Три месяца между жизнью и смертью. Ее поместили сюда в последних числах июля, а сейчас — конец октября. Жар и озноб сменяли друг друга много дней подряд, и постепенно от полнейшей апатии измученная Зельда перешла к страстному желанию умереть. Да, она желала смерти. Самая мысль о каком-нибудь усилии утомляла ее. Только неподвижность и тишина и чтобы никто ее не замечал, чтобы оставили ее в покое.

— Вам придется помогать медсестрам, Марш, — сказала ей однажды мисс Кэрмоди. — Вы уже несколько месяцев здесь и, если хотите оставаться и дальше, надо работать, надо быть полезной.

Хочет ли она остаться? Конечно! Куда же ей идти?

В палате было тридцать коек — все хирургические больные, один случай ужаснее другого. Молодых, как Зельда, было немного, все больше — седые старухи. Эти изможденные пугала тупо бродили по комнате в грязно-желтых фланелевых халатах, ссорились из-за места у окна, куда по утрам заглядывал солнечный луч, сплетничали. Однако Зельду это не трогало. Не трогал ее и вид этих несчастных: их впалые щеки, увядшие рты, их жуткие лица; не трогали их грязные бессмыслицы, с которыми они к ней приставали, их крики во время перевязок; перестала она замечать и белые ширмы, что регулярно появлялись у постелей умирающих; не волновали ее и обернутые в белые простыни тела, что вскоре выносились на носилках. Все прошло. Впечатлительность ее притупилась за эти три месяца, и часто, будучи свидетельницей отчаяния матери или мужа только что потерявших близкого им человека, она смотрела на них сухими спокойными глазами.

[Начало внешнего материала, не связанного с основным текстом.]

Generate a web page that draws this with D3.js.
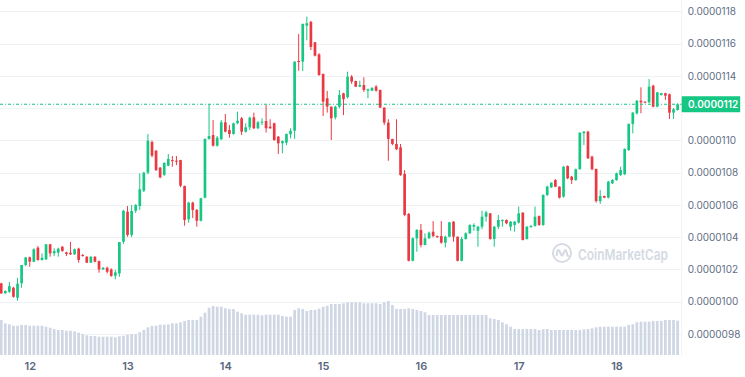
<!DOCTYPE html>
<html>
<head>
<meta charset="utf-8">
<script src="https://cdn.jsdelivr.net/npm/d3@7"></script>
<style>
  html, body { margin: 0; padding: 0; background: #fff; }
  svg { display: block; font-family: Inter, "Noto Sans", sans-serif; }
</style>
</head>
<body>
<div id="chart"></div>
<script>
// hourly candles, prices in units of 1e-7
const UNIT = 1e-7;
const startTime = new Date(2024, 0, 11, 17);

const open = [
  101.14, 100.52, 100.62, 100.87, 100.25, 101.14, 102.28, 102.75, 102.48, 103.35,
  102.59, 102.63, 103.56, 103.00, 103.04, 103.41, 103.06, 103.04, 102.94, 103.29,
  102.90, 102.79, 102.42, 102.79, 102.52, 102.00, 102.11, 102.00, 101.61, 101.76,
  103.72, 105.58, 104.14, 105.64, 105.93, 106.88, 108.00, 109.90, 109.36, 108.31,
  107.86, 108.43, 108.78, 108.74, 108.78, 107.17, 105.11, 106.14, 105.69, 105.02,
  106.45, 110.09, 110.33, 109.67, 110.07, 111.12, 110.64, 110.40, 111.06, 111.37,
  110.54, 110.81, 111.43, 110.75, 111.10, 111.20, 110.85, 111.06, 110.23, 109.82,
  109.86, 110.38, 110.60, 114.92, 114.88, 117.11, 117.35, 116.08, 115.33, 114.11,
  112.61, 112.09, 111.43, 112.09, 112.92, 112.67, 113.95, 113.68, 113.33, 113.43,
  113.08, 113.08, 113.33, 113.12, 112.03, 111.10, 110.09, 109.78, 109.57, 107.92,
  105.44, 102.54, 103.93, 104.45, 103.52, 103.93, 104.34, 104.07, 104.07, 103.66,
  104.03, 104.96, 104.03, 102.54, 103.89, 104.24, 104.65, 104.40, 104.65, 105.27,
  105.48, 103.89, 104.65, 105.00, 105.07, 104.65, 104.76, 104.90, 105.52, 103.89,
  104.62, 104.70, 105.31, 104.76, 106.62, 107.09, 107.54, 107.13, 106.51, 108.41,
  107.75, 107.54, 108.21, 110.44, 110.54, 108.99, 108.23, 106.24, 106.55, 106.45,
  107.34, 107.54, 107.85, 107.90, 109.40, 111.02, 111.68, 112.46, 112.40, 112.36,
  113.39, 112.09, 112.81, 112.92, 112.86, 111.72, 111.88
];
const high = [
  101.18, 100.70, 101.22, 100.93, 101.47, 102.28, 102.77, 102.80, 103.31, 103.45,
  103.00, 103.58, 103.58, 103.31, 103.35, 103.45, 103.10, 103.70, 103.30, 103.35,
  102.95, 102.82, 102.82, 102.82, 102.55, 102.15, 102.17, 102.07, 101.97, 103.70,
  105.69, 105.93, 106.00, 106.05, 107.96, 108.05, 110.40, 110.00, 109.40, 108.35,
  108.65, 109.16, 109.03, 109.03, 108.80, 107.20, 106.20, 106.20, 105.75, 106.45,
  110.12, 112.24, 111.26, 110.27, 111.26, 111.64, 110.95, 111.10, 111.78, 111.45,
  111.06, 111.47, 111.72, 111.20, 111.37, 112.19, 111.31, 111.10, 110.27, 110.00,
  110.42, 110.75, 114.90, 116.60, 117.25, 117.67, 117.40, 116.10, 115.40, 114.15,
  113.06, 112.10, 112.15, 113.12, 112.95, 114.26, 114.05, 113.70, 113.70, 113.91,
  113.20, 113.30, 113.43, 113.15, 112.05, 111.31, 110.10, 111.31, 109.78, 108.16,
  105.50, 104.00, 104.50, 104.82, 104.24, 104.35, 105.00, 104.10, 105.00, 104.10,
  104.95, 105.00, 104.05, 104.03, 104.30, 104.80, 104.86, 104.70, 105.64, 105.64,
  105.50, 104.70, 105.38, 105.10, 105.10, 105.00, 105.00, 105.90, 105.55, 104.70,
  104.75, 105.90, 105.35, 106.65, 107.20, 107.40, 107.60, 107.15, 108.40, 108.45,
  107.80, 108.25, 110.50, 110.58, 110.60, 109.05, 108.25, 106.92, 106.58, 107.50,
  107.60, 108.00, 108.37, 109.50, 111.05, 111.75, 112.50, 113.29, 112.42, 113.80,
  113.45, 113.00, 112.95, 112.95, 112.90, 112.01, 112.30
];
const low = [
  100.48, 100.50, 100.54, 100.25, 100.06, 100.87, 102.20, 102.17, 102.45, 102.54,
  102.55, 102.59, 102.79, 102.83, 102.79, 103.10, 102.83, 102.90, 102.90, 102.42,
  102.80, 102.40, 102.40, 102.45, 101.80, 101.98, 101.76, 101.55, 101.39, 101.55,
  103.59, 104.03, 104.00, 105.50, 105.69, 106.80, 107.90, 108.95, 108.10, 107.65,
  107.80, 108.40, 108.37, 108.47, 107.10, 104.71, 104.90, 105.19, 104.65, 104.98,
  106.41, 110.05, 109.62, 109.61, 110.02, 110.50, 110.17, 110.35, 111.00, 110.33,
  110.48, 110.64, 110.70, 110.70, 110.95, 110.48, 110.72, 109.98, 109.16, 109.20,
  109.71, 110.13, 110.09, 114.32, 114.30, 116.20, 115.60, 115.20, 114.00, 111.51,
  111.72, 110.02, 111.30, 112.00, 111.57, 112.60, 113.50, 113.30, 113.30, 113.00,
  112.61, 113.05, 113.02, 112.00, 110.95, 108.74, 109.70, 109.40, 107.80, 105.30,
  102.50, 102.50, 103.10, 103.37, 103.50, 103.90, 104.00, 103.95, 103.60, 103.37,
  104.00, 103.72, 102.50, 102.50, 103.85, 104.20, 104.40, 103.41, 104.50, 104.96,
  103.85, 103.41, 104.50, 104.65, 104.80, 104.40, 104.34, 104.85, 103.80, 103.85,
  104.60, 104.65, 104.70, 104.70, 106.55, 107.05, 107.10, 106.40, 106.45, 107.60,
  107.30, 107.50, 108.20, 109.71, 108.85, 108.15, 106.14, 106.06, 106.42, 106.40,
  107.30, 107.50, 107.80, 107.85, 109.35, 110.44, 111.60, 111.68, 112.30, 112.30,
  112.05, 112.05, 112.78, 112.50, 111.33, 111.33, 111.85
];
const close = [
  100.52, 100.67, 100.97, 100.31, 101.12, 102.28, 102.75, 102.48, 103.25, 102.59,
  102.73, 103.56, 103.00, 103.14, 103.29, 103.14, 102.96, 102.94, 103.25, 102.59,
  102.83, 102.42, 102.79, 102.48, 102.00, 102.11, 101.86, 101.60, 101.82, 103.70,
  105.64, 104.14, 105.62, 106.00, 106.97, 108.00, 109.98, 109.05, 108.16, 107.71,
  108.60, 108.85, 108.74, 108.70, 107.19, 105.07, 106.14, 105.69, 105.02, 106.41,
  110.09, 110.27, 109.67, 110.17, 111.12, 110.54, 110.40, 111.06, 111.22, 110.54,
  110.81, 111.41, 110.75, 111.12, 111.16, 110.75, 110.75, 110.02, 109.82, 109.96,
  110.40, 110.60, 114.88, 114.88, 117.21, 117.26, 115.79, 115.25, 114.05, 112.40,
  112.09, 111.37, 112.09, 112.81, 112.55, 113.95, 113.64, 113.33, 113.43, 113.12,
  113.17, 113.25, 113.08, 112.03, 111.10, 110.09, 109.78, 109.45, 107.85, 105.38,
  102.54, 103.93, 104.45, 103.52, 103.93, 104.28, 104.07, 104.03, 103.66, 104.03,
  104.92, 104.03, 102.54, 103.89, 104.24, 104.76, 104.76, 104.65, 105.27, 105.54,
  103.89, 104.65, 105.07, 105.07, 104.86, 104.96, 104.96, 105.48, 103.83, 104.65,
  104.70, 105.27, 104.76, 106.62, 107.13, 107.38, 107.13, 106.45, 108.37, 107.65,
  107.54, 108.21, 110.48, 110.54, 108.89, 108.21, 106.24, 106.55, 106.45, 107.44,
  107.54, 107.96, 108.16, 109.47, 111.02, 111.72, 112.46, 112.36, 112.36, 113.33,
  112.09, 112.98, 112.92, 112.77, 111.72, 111.93, 112.24
];
const volume = [
  35.0, 31.7, 30.7, 29.3, 29.3, 30.0, 30.0, 29.3, 29.3, 29.3,
  29.3, 28.3, 27.3, 26.0, 25.0, 25.0, 24.3, 24.3, 23.7, 22.3,
  21.0, 19.7, 19.0, 19.0, 18.3, 18.3, 18.3, 18.3, 17.7, 18.7,
  19.3, 20.3, 21.0, 20.7, 22.7, 25.0, 27.7, 29.0, 29.3, 30.3,
  30.3, 30.7, 31.7, 31.7, 32.7, 34.0, 35.0, 35.0, 35.0, 38.3,
  42.3, 47.3, 49.0, 48.3, 48.3, 46.7, 46.0, 46.0, 43.3, 41.7,
  40.3, 40.3, 40.3, 40.3, 39.7, 40.3, 40.3, 40.3, 40.3, 39.0,
  38.3, 38.3, 45.0, 46.7, 46.0, 44.0, 45.0, 45.0, 46.3, 48.3,
  49.3, 51.0, 51.0, 51.0, 51.7, 52.7, 52.7, 52.7, 52.7, 51.7,
  51.7, 51.7, 51.7, 51.0, 52.7, 54.0, 50.0, 46.0, 46.0, 46.0,
  46.7, 46.0, 45.0, 44.0, 42.7, 40.0, 40.0, 40.0, 40.0, 40.0,
  40.0, 40.0, 40.0, 40.0, 40.0, 40.0, 40.0, 40.0, 40.0, 40.0,
  36.7, 36.0, 35.0, 32.7, 30.7, 28.3, 26.0, 26.0, 26.0, 26.0,
  26.0, 26.0, 25.0, 25.7, 26.0, 25.0, 25.0, 25.0, 25.0, 25.0,
  25.0, 25.0, 25.0, 25.7, 26.0, 26.7, 27.7, 28.3, 28.3, 28.3,
  28.3, 28.3, 28.3, 28.3, 30.0, 30.7, 32.7, 33.3, 33.3, 33.3,
  34.0, 34.0, 34.0, 35.0, 35.0, 35.0, 34.3
];
const priceTicks = [98, 100, 102, 104, 106, 108, 110, 112, 114, 116, 118];
const lastPrice = close[close.length - 1];

const W = 745, H = 377;
const plotW = 681.7, volBottom = 355;
const UP = "#16c784", DOWN = "#ea3943";
const HOUR = 3600e3;

const candles = open.map((o, i) => ({
  t: new Date(+startTime + i * HOUR), o, h: high[i], l: low[i], c: close[i], v: volume[i]
}));

const svg = d3.select("#chart").append("svg").attr("width", W).attr("height", H);

const x = d3.scaleTime()
  .domain([new Date(+startTime - 0.3 * HOUR), new Date(+startTime + 167 * HOUR)])
  .range([0, plotW]);
const y = d3.scaleLinear().domain([96.7, 118.7]).range([volBottom, 0]);
const yv = d3.scaleLinear().domain([0, 55]).range([volBottom, volBottom - 55]);
const bw = 2.7;

svg.append("defs").append("clipPath").attr("id", "plot")
  .append("rect").attr("x", 0).attr("y", 0).attr("width", plotW).attr("height", volBottom);

// grid
svg.append("g").selectAll("line").data(priceTicks).join("line")
  .attr("x1", 0).attr("x2", plotW)
  .attr("y1", (d) => Math.round(y(d)) + 0.5).attr("y2", (d) => Math.round(y(d)) + 0.5)
  .attr("stroke", "#eff2f5").attr("stroke-width", 1);
svg.append("line").attr("x1", plotW).attr("x2", plotW).attr("y1", 0).attr("y2", volBottom + 1)
  .attr("stroke", "#eff2f5");

// watermark
const wm = svg.append("g").attr("transform", "translate(552,243)").attr("fill", "none")
  .attr("stroke", "#d5dae3");
wm.append("circle").attr("cx", 10).attr("cy", 10).attr("r", 9).attr("stroke-width", 2);
wm.append("path").attr("stroke-width", 2).attr("stroke-linejoin", "round")
  .attr("d", "M4.5,13 L5.5,8 Q6.5,6 7.8,8.5 L9.3,12 Q10,13.2 10.8,12 L12.5,8 Q13.8,6 14.5,8.5 L15.3,12 Q16,13.5 17,12.6");
svg.append("text").attr("x", 578).attr("y", 254).attr("dominant-baseline", "central")
  .attr("font-size", 15).attr("font-weight", 600).attr("fill", "#d5dae3")
  .attr("textLength", 90).attr("lengthAdjust", "spacingAndGlyphs").text("CoinMarketCap");

const plot = svg.append("g").attr("clip-path", "url(#plot)");

// volume
plot.append("g").selectAll("rect").data(candles).join("rect")
  .attr("x", (d) => x(d.t) - bw / 2).attr("width", bw)
  .attr("y", (d) => yv(d.v)).attr("height", (d) => volBottom - yv(d.v))
  .attr("fill", "#cfd6e4");

// candles
const gc = plot.append("g");
gc.selectAll("line").data(candles).join("line")
  .attr("x1", (d) => x(d.t)).attr("x2", (d) => x(d.t))
  .attr("y1", (d) => y(d.h)).attr("y2", (d) => y(d.l))
  .attr("stroke", (d) => (d.c >= d.o ? UP : DOWN)).attr("stroke-width", 1);
gc.selectAll("rect").data(candles).join("rect")
  .attr("x", (d) => x(d.t) - bw / 2).attr("width", bw)
  .attr("y", (d) => y(Math.max(d.o, d.c)))
  .attr("height", (d) => Math.max(1, Math.abs(y(d.o) - y(d.c))))
  .attr("fill", (d) => (d.c >= d.o ? UP : DOWN));

// last price line
svg.append("line").attr("x1", 0).attr("x2", plotW)
  .attr("y1", y(lastPrice)).attr("y2", y(lastPrice))
  .attr("stroke", UP).attr("stroke-width", 1).attr("stroke-dasharray", "3 2 1 2");

// y axis (the tick under the price tag is covered by the tag)
const fmt = (d) => (d * UNIT).toFixed(7);
const tagged = fmt(lastPrice);
const gy = svg.append("g").attr("transform", `translate(${plotW},0)`)
  .call(d3.axisRight(y).tickValues(priceTicks.filter((d) => fmt(d) !== tagged))
    .tickFormat(fmt).tickSize(0).tickPadding(6));
gy.select(".domain").remove();
gy.selectAll("text").attr("fill", "#616e85").attr("font-size", 10)
  .attr("font-family", "Inter, 'Noto Sans', sans-serif");

// price tag
const tag = svg.append("g").attr("transform", `translate(${plotW},${y(lastPrice)})`);
tag.append("rect").attr("x", 0).attr("y", -8).attr("width", 58.5).attr("height", 16).attr("fill", UP);
tag.append("text").attr("x", 6.3).attr("y", 0).attr("dominant-baseline", "central")
  .attr("fill", "#fff").attr("font-size", 10).attr("font-weight", 600).text(tagged);

// x axis
const gx = svg.append("g").attr("transform", "translate(0,362)")
  .call(d3.axisBottom(x).ticks(d3.timeDay.every(1)).tickFormat(d3.timeFormat("%-d")).tickSize(0).tickPadding(0));
gx.select(".domain").remove();
gx.selectAll("text").attr("fill", "#58667e").attr("font-size", 11).attr("font-weight", 600)
  .attr("font-family", "Inter, 'Noto Sans', sans-serif");
</script>
</body>
</html>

«Помогать медсестрам»… Это было чистейшим коварством со стороны мисс Кэрмоди, имевшей на нее зуб; она хладнокровно рассчитывала этим или ускорить смерть ее, Зельды, или раньше времени выписать ее из больницы. Каждый лишний шаг, казалось, отнимал последние силы; поднос дрожал и колебался в руках — суп расплескивался. Мисс Кэрмоди бранилась, больные жаловались, а некоторые осыпали ее проклятиями. Зельда не смела протестовать. Было бы хуже, если бы ее вышвырнули на улицу — ей некуда было идти.

2

В тот день, когда Зельда, уйдя от Джорджа, решительно закрыла за собой дверь дома Касси, она бесцельно пошла по улице, занятая лишь одной мыслью, как бы не упасть — голова кружилась, и во всем теле была странная слабость. Какой-то бессознательный инстинкт толкал ее к читальне, где они порой встречались с Майклом, но в нескольких шагах от нее ей стало так худо, что она, осторожно нащупывая дорогу, как слепая, вошла в «семейное отделение» близлежащего салуна. Почти упав на свободный стул в углу у окна, она заказала чашку черного кофе; но кофе показался ей некрепким, и она послала лакея за виски. В кошельке было пятнадцать долларов и несколько центов. Это и платье на ней — вот все, что у нее осталось. Даже гребня и зубной щетки с собой не захватила. Вся надежда на Мееровича. Он всегда выказывал сердечность по отношению к ней. Узнав, в какой она крайности, он непременно устроит ее куда-нибудь. Обратиться к Бойльстону или Джерри ей и в голову не приходило. «Завтра утром — к Мееровичу, — говорила она себе, — а сейчас первым делом отдохнуть! Вытянуться на постели! Быть одной и собраться с мыслями.»